Entries with chart source code:
= = = =
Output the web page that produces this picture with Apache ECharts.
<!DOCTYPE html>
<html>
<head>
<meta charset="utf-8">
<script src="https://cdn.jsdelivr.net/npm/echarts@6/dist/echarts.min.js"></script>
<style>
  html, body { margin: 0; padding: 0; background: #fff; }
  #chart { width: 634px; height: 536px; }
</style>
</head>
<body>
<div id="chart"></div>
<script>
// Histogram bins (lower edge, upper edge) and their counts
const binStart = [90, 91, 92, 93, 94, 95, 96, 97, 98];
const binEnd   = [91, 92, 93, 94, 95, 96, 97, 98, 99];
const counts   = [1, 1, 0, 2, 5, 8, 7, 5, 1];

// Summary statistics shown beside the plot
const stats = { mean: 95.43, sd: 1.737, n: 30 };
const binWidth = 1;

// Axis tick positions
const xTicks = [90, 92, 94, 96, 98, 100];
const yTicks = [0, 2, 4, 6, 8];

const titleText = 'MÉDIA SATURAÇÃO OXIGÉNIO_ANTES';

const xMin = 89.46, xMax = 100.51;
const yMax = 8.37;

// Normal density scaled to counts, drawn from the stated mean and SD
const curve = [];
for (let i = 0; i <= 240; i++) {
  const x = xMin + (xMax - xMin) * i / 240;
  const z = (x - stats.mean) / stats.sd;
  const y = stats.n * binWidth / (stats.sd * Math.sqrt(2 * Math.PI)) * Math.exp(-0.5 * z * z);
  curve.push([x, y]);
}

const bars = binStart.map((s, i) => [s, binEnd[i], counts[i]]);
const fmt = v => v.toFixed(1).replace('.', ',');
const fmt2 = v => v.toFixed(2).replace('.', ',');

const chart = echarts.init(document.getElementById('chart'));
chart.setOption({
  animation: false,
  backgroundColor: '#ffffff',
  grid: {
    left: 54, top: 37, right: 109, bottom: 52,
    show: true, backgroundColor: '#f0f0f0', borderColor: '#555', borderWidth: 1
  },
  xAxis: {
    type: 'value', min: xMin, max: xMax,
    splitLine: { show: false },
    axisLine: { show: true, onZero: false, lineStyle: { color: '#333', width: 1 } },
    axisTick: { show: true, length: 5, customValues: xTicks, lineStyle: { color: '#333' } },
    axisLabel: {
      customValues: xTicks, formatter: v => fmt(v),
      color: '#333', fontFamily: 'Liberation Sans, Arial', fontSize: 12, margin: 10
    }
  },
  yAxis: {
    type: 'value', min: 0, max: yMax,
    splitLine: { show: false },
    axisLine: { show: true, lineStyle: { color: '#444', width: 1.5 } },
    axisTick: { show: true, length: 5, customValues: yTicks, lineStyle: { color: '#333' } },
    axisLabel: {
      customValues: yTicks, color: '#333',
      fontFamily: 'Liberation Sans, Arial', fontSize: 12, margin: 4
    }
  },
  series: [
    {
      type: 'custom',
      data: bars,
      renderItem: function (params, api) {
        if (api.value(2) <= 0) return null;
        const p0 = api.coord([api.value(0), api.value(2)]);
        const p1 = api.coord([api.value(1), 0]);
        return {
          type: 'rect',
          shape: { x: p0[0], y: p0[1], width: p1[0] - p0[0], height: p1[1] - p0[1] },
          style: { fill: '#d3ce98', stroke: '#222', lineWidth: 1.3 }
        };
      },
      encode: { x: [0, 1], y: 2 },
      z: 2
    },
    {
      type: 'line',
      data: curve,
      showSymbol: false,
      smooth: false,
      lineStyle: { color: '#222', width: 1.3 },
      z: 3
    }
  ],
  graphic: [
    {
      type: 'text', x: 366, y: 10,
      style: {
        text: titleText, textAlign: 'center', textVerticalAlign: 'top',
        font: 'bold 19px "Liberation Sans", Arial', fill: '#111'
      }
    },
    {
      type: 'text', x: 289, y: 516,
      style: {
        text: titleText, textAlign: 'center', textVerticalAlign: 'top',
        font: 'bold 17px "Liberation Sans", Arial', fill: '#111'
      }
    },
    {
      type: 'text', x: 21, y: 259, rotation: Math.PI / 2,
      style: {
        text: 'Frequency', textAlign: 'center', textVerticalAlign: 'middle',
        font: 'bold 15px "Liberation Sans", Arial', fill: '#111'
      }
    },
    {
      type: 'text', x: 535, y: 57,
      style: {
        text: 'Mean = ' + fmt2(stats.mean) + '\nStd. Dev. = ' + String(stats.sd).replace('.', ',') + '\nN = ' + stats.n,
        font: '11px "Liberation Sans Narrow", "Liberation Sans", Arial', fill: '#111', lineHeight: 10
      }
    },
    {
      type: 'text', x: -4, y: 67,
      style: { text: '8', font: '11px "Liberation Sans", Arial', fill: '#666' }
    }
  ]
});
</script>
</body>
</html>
= = = =
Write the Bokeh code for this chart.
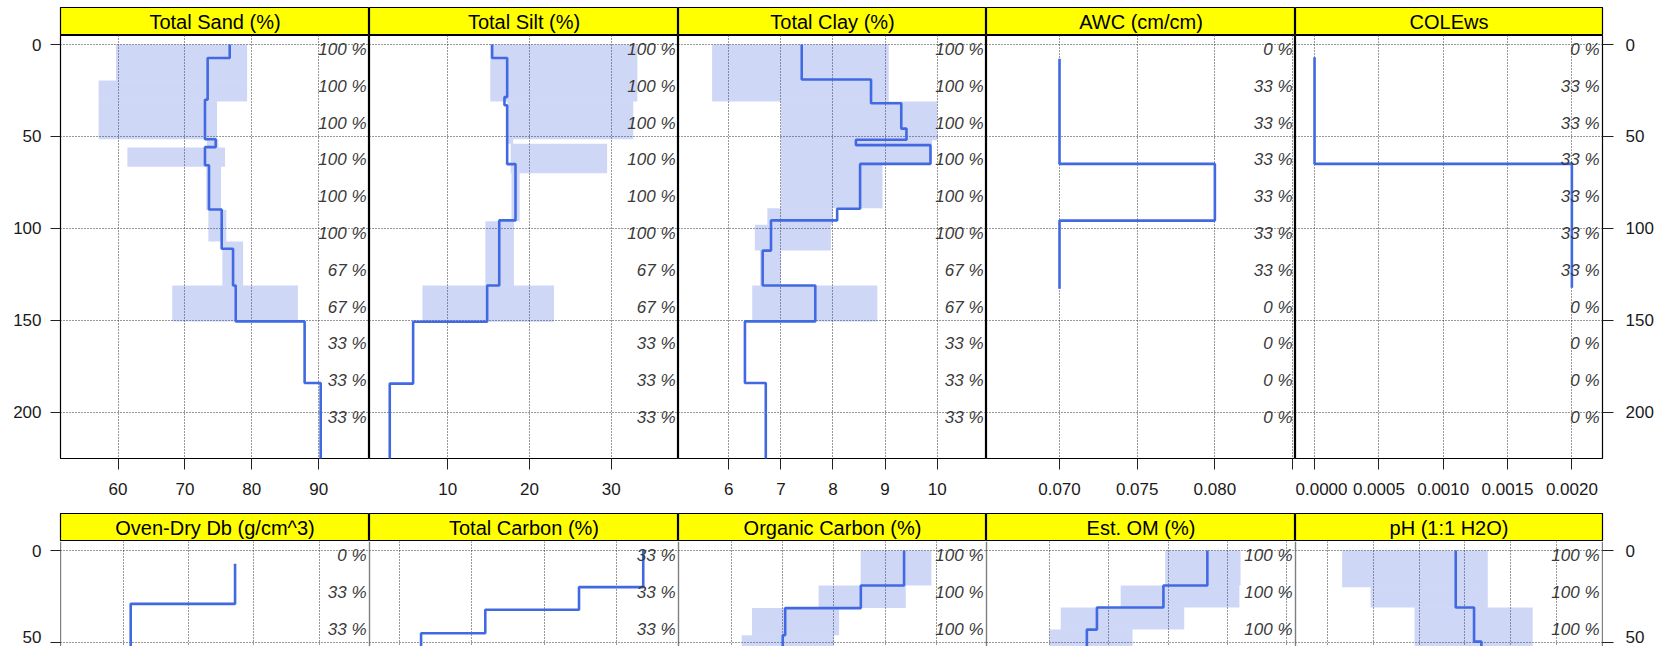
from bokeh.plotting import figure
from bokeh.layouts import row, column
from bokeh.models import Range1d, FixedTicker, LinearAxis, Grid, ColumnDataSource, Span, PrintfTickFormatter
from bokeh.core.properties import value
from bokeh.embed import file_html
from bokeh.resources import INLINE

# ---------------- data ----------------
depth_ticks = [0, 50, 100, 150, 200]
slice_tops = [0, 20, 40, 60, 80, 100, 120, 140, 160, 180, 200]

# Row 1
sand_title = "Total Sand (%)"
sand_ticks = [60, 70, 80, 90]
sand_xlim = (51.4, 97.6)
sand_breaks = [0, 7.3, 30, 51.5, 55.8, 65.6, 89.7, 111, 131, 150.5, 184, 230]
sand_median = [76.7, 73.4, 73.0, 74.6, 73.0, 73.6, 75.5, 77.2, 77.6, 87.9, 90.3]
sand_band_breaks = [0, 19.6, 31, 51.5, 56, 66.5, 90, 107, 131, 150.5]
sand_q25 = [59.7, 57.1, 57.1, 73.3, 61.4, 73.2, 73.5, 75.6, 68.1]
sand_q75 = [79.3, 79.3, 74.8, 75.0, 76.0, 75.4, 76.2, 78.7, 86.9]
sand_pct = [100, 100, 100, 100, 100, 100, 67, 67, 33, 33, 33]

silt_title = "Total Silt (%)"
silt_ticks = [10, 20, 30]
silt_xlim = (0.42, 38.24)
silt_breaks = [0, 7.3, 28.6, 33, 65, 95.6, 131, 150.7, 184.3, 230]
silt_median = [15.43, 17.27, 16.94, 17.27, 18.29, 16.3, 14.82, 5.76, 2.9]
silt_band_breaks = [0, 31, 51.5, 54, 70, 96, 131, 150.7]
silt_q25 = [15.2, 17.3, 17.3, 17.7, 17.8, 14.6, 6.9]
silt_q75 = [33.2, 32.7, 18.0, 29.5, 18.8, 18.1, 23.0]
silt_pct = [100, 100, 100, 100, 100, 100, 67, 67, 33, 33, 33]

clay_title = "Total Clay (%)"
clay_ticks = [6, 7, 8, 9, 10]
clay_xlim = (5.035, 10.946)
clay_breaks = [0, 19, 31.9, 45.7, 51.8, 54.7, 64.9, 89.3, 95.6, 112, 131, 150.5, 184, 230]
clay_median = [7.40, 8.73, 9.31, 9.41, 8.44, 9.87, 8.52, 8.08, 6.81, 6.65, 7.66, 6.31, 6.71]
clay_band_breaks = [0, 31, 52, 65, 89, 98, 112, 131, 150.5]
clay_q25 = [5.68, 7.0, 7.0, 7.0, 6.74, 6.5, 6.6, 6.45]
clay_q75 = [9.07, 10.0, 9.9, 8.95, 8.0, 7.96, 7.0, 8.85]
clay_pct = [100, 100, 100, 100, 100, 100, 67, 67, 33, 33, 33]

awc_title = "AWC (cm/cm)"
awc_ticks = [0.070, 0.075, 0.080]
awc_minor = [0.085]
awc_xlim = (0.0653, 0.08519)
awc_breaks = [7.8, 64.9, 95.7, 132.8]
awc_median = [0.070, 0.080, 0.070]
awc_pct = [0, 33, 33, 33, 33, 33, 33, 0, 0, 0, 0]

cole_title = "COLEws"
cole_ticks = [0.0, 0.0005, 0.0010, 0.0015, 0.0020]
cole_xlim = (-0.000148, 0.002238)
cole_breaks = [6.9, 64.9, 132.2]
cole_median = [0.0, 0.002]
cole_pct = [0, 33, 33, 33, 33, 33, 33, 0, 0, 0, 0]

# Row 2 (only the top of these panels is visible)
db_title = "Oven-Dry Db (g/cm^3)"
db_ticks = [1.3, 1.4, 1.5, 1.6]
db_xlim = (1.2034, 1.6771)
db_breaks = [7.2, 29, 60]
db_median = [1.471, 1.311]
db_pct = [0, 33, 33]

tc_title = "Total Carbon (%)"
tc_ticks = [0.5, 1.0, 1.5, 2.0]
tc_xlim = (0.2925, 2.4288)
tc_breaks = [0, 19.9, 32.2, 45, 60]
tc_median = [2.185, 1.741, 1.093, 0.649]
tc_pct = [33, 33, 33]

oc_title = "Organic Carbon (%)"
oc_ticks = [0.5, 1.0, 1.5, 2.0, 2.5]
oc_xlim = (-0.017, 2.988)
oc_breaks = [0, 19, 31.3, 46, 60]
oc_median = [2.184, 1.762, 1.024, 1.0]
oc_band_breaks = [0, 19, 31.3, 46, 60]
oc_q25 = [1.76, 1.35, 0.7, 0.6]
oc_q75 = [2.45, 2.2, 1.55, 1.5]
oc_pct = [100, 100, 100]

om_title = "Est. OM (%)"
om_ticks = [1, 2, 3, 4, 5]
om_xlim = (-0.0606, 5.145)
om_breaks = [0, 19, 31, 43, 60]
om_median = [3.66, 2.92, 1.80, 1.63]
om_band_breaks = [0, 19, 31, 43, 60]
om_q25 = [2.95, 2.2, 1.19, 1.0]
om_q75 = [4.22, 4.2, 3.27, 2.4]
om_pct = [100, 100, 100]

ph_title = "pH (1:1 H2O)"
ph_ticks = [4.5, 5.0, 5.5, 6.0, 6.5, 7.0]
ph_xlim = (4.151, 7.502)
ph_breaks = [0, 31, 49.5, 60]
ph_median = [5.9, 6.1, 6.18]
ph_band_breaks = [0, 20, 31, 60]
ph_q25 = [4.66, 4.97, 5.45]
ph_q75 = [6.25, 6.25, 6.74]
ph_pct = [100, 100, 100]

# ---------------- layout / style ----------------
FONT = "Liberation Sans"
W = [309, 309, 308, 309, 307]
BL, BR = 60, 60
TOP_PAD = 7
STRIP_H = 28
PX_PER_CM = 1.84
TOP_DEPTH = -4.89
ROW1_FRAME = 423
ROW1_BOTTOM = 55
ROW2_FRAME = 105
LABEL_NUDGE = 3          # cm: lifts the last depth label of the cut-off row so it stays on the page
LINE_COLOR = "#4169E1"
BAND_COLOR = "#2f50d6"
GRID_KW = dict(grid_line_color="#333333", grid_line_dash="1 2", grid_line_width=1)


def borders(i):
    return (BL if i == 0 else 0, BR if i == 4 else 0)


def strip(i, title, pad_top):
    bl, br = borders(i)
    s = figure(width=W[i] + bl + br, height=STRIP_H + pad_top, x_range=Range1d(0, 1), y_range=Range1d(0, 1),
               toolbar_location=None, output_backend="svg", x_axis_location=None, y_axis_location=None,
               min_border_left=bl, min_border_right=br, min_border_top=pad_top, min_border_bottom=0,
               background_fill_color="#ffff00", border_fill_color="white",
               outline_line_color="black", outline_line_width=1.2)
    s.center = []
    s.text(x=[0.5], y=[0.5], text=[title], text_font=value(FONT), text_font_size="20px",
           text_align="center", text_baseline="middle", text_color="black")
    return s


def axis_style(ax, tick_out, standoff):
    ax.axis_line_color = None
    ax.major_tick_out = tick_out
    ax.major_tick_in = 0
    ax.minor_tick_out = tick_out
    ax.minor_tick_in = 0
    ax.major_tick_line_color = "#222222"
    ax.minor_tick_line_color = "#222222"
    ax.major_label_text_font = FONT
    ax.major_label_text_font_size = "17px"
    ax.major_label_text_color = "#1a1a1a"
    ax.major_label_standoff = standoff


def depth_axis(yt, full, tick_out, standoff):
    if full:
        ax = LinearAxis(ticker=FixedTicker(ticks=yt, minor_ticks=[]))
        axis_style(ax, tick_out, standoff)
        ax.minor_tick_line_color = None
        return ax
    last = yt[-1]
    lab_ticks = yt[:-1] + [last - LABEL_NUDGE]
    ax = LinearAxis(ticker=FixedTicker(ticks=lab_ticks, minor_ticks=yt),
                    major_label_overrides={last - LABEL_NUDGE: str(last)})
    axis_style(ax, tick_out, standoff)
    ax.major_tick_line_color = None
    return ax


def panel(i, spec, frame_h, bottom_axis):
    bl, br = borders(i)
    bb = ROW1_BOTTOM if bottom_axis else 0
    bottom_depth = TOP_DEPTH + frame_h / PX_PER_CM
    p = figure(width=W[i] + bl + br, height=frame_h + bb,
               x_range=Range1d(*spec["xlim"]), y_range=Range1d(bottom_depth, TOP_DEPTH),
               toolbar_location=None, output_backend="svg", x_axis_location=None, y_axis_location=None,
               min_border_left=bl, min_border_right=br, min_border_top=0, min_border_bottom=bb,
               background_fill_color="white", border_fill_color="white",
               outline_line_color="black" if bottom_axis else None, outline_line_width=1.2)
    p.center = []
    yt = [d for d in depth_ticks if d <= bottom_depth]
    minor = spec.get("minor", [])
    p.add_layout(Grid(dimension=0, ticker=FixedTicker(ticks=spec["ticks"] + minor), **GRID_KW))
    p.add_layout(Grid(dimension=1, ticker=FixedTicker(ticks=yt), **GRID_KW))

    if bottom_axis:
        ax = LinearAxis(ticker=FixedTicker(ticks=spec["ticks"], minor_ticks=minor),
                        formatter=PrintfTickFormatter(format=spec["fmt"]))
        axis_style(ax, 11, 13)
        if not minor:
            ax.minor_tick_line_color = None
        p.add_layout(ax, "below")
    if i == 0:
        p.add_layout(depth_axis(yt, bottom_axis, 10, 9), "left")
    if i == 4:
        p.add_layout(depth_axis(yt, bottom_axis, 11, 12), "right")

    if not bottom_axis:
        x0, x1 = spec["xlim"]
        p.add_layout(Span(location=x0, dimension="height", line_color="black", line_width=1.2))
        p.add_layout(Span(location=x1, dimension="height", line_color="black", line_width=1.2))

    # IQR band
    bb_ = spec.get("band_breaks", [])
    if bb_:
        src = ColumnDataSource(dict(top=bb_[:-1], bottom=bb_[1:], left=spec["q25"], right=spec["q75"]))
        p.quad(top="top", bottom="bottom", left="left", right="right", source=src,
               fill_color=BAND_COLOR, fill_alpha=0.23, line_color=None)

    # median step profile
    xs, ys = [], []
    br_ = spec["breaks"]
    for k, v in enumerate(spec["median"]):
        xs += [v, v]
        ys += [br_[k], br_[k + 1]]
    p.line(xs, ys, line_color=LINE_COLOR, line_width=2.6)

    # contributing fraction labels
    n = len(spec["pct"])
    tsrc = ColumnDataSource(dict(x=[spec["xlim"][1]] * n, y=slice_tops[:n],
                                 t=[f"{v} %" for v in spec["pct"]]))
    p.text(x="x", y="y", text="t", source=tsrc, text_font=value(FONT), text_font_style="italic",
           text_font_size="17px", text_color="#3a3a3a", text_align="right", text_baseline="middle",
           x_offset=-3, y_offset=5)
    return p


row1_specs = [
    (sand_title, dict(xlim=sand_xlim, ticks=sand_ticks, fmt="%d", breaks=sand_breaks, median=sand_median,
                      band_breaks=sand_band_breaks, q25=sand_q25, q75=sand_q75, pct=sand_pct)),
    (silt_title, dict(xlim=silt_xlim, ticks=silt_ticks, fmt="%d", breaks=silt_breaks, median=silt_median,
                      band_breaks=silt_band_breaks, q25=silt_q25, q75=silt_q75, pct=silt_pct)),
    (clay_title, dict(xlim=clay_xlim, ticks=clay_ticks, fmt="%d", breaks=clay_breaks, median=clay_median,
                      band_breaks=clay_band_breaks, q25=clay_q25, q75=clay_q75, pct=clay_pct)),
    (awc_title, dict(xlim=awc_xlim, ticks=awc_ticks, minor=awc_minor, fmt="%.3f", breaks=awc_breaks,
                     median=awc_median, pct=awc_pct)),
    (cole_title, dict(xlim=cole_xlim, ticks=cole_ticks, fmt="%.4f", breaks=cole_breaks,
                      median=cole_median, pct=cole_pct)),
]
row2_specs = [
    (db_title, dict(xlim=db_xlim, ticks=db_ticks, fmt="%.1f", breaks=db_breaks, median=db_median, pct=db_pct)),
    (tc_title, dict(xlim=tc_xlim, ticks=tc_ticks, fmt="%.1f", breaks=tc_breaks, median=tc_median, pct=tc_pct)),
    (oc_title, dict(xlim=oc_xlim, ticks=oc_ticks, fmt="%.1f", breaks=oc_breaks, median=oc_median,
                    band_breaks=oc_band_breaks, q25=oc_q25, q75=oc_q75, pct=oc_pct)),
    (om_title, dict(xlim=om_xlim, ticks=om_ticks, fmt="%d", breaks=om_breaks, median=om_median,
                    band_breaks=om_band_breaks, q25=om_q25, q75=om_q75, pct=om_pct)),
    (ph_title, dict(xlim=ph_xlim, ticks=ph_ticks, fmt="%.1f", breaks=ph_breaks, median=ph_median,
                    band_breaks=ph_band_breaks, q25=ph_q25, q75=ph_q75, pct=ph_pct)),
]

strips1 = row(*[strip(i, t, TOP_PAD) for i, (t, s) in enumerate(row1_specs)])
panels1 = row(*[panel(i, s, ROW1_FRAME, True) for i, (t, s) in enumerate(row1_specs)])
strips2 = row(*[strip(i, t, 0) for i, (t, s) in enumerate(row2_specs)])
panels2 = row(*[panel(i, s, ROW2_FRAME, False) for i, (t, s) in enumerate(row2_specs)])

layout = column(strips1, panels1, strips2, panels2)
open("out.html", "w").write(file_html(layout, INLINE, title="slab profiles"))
= = = =
Go to the line containing "Write the Bokeh code for this chart." and copy exactly from there through the line containing "160, 180, 200]", both included, and nothing more. Pictures are excluded.

Write the Bokeh code for this chart.
from bokeh.plotting import figure
from bokeh.layouts import row, column
from bokeh.models import Range1d, FixedTicker, LinearAxis, Grid, ColumnDataSource, Span, PrintfTickFormatter
from bokeh.core.properties import value
from bokeh.embed import file_html
from bokeh.resources import INLINE

# ---------------- data ----------------
depth_ticks = [0, 50, 100, 150, 200]
slice_tops = [0, 20, 40, 60, 80, 100, 120, 140, 160, 180, 200]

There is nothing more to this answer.